The annual total of multifamily permits issued in the top 10 metros – 155,219 – was 5.9% less than the 164,994 issued in the previous 12 months. The total number of permits issued in the top 10 metros was almost equal to the number of permits issued for the #11 through #43 ranked metros.
There was very little change in the list of top 10 permit-issuing places from November, with all of the top 10 places returning and only a few changing places. The list of top individual permitting places (cities, towns, boroughs, and unincorporated counties) generally includes the principal city of some of the most active metro areas.

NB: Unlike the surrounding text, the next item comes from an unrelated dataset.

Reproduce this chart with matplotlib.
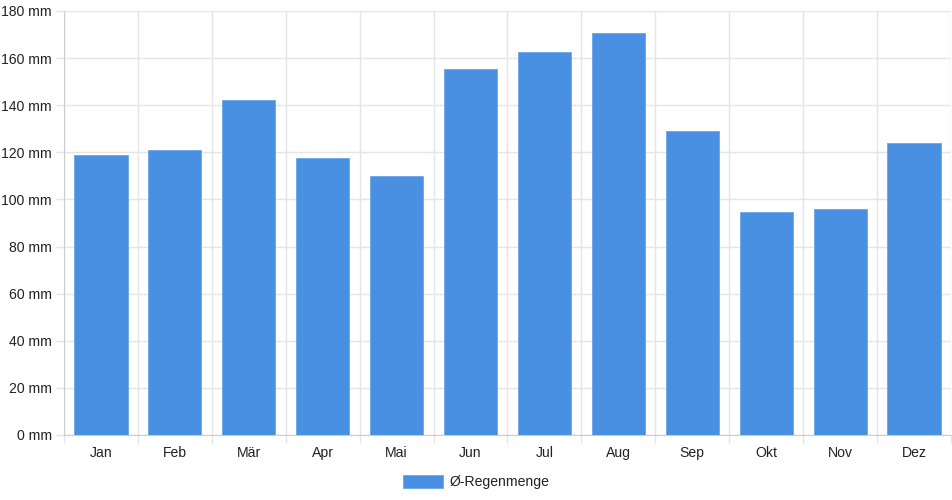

The top six permitting places returned in the same order with the cities of Austin, Houston, Nashville, Los Angeles, and Phoenix continuing to lead the list, along with the borough of Brooklyn. Unincorporated Harris County in the Houston area plunged from #7 to #10 in December moving the borough of Queens up one spot.
The smaller market of Columbus, OH jumped up to #8 from #10 last month with more than 5,300 multifamily units permitted in 2020 while the city of Seattle remained at #9 with almost the same amount.
Despite holding their positions in the top 10 list, the city of Austin had a decrease of more than 2,200 units from last month’s annual pace and Brooklyn permitted almost 2,600 fewer multifamily units than the annual total last month.